Tif et Tondu Mais où est Kiki ?

A uteurs d’un roman inspiré de l’existence de l’antiquaire à scandale Goret de Saint-Guy, Tif et Tondu participent à une séance de dédicace. Celle-ci se transforme subitement en pataquès quand ils apprennent la disparition de leur amie Kiki et que Gisèle Goret de Saint-Guy, la fille du héros sur lequel est basé leur livre, débarque pour demander de l’aide afin d’innocenter son père. Qui dit vrai ? Qui dit faux ?

Depuis Le petit Christian et encore plus avec Variations, la passion de Blutch pour la BD de l’âge d’or est bien connue. Il s’offre, en compagnie de son frère Robber, un ouvrage plaisir avec Mais où est Kiki ?, une recréation personnelle pleine de panache à peine entachée de nostalgie des aventures de Tif et Tondu. Reste la question cruciale du comment. Ça ne sera pas un reboot ou un coup éditorial, la notoriété du titre et la trajectoire artistique du dessinateur n’y invitent pas. Une réinterprétation alors ? Oui, évidemment, mais, surtout, une tentative pour faire revivre l’émotion des lectures d’enfance.

Les deux amis ont été détectives et aventuriers, il y aura donc des pistes à remonter et de l’action. À une époque, ils ont flirté avec le fantastique, il faudra penser à en mettre un petit peu. Le plus important, c’était des camarades, presque des frères. L’un est plus posé, l’autre carrément fantasque, leurs différences les complètent et sont l’excuse pour de mémorables échanges et chamailleries. Cette dynamique est centrale dans la collection et elle doit être mise de l'avant. Le méchant ? Choc est pris ailleurs, il sera néanmoins mentionné, ça serait dommage de l'oublier. À la place, il y en aura d’autres, pas aussi formidables, mais bien campés quand même et, c’est obligatoire, avec de l’esprit. Et puis, de l’énergie, des poursuites et des coups de théâtre improbables. Il faut que ça file et que ça court sans répit.

Soixante-quinze pages plus tard, pas de doute, le programme a bien été suivi. Bon, le scénario aurait pu être un peu mieux boulonné ici ou là, la fin se montre abrupte et certaines scènes détonnent légèrement. Oui et alors ? Quelle maestria dans la réalisation ! Depuis le Tardi des grandes années, Paris et sa banlieue n’ont pas été aussi bien dépeintes. Et quels dialogues brillants ! Les planches pétillent de vie ; premiers, deuxièmes rôles ou simples passants, toute la distribution participe pleinement à l’histoire avec envie et malice.
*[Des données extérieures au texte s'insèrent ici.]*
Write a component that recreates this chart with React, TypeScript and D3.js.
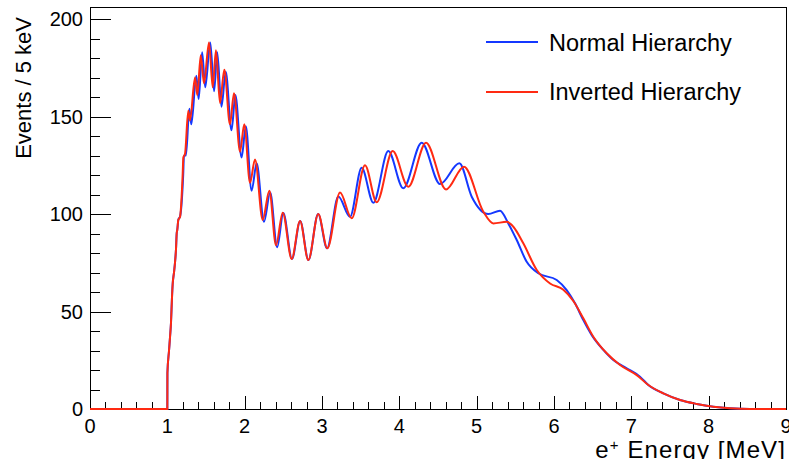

Mission totalement réussie pour Blutch et Robber, sans rien éluder de leur talent et style respectif, ils offrent un véritable album de Tif et Tondu. Certes, celui-ci ne ressemble visuellement pas beaucoup aux précédents. Par contre, impossible de se tromper, tout ce qui fait l’essence de la série est bel et bien présent.